Kaelen looked at her with a new expression. It wasn't fear, and it wasn't anger. It was awe. He was realizing that the stories about the Iron Phoenix weren't just about her sword arm; they were about her mind.

"So," Kaelen said, his voice rough. "What are your orders, General?"

Vespera smiled, a sharp, dangerous curve of her lips.

"We are going to let them enter the Hollow," she said. "And then we are going to collapse the canyon on top of them."

"We?" Kaelen asked.

"I'm not sitting in this tent while my men bleed, Captain," Vespera said, turning to grab her gauntlets from the rack. "You and I are taking the vanguard. Prepare your horse."

Kaelen watched her strap the steel onto her arms. The heat in the tent seemed to intensify, the air shimmering around her. For the first time in six months, Kaelen didn't feel the crushing weight of impending doom. He felt something he hadn't felt since he was a child reading stories of the Phoenix.

He felt hope.

And, looking at the curve of her neck as she adjusted her armor, he felt a hunger that had nothing to do with food.

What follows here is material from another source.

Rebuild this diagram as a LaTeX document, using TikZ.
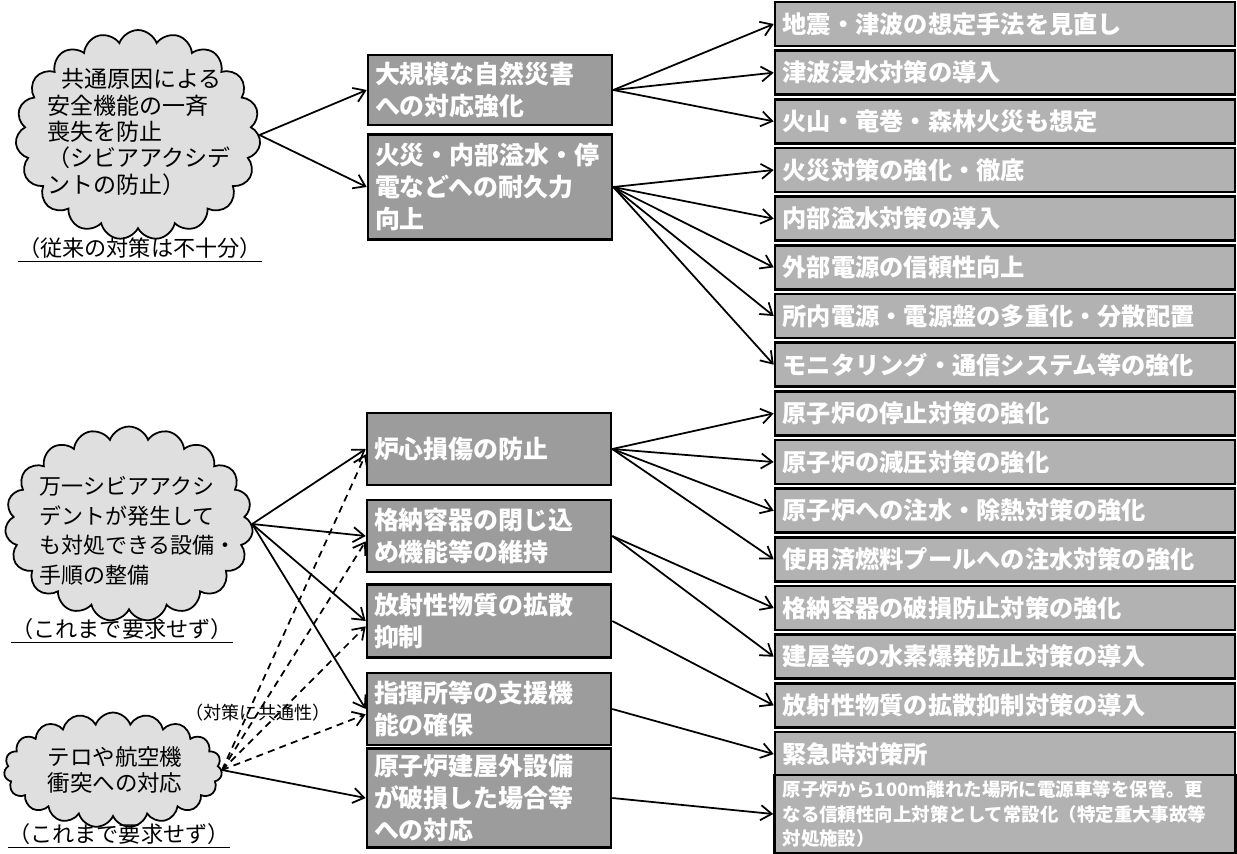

"Yes, General," he said, his voice low.

He turned to leave, but paused at the tent flap.

"Vespera?"

She paused, looking back at him. It was the first time he had used her name without the rank attached.

"The wine," he said, a ghost of a smile touching his lips. "It really does taste like sunshine."

He slipped out into the cold night.

Vespera stood alone in the silence for a moment longer. She touched the spot on her arm where his tunic had brushed against her. Her skin was tingling.

"Foolishness," she scolded herself. She grabbed her white shield with the golden bird. "He is a boy. And you are a monument."

But as she walked out into the blizzard, the fire in her blood burned hotter than it had in years.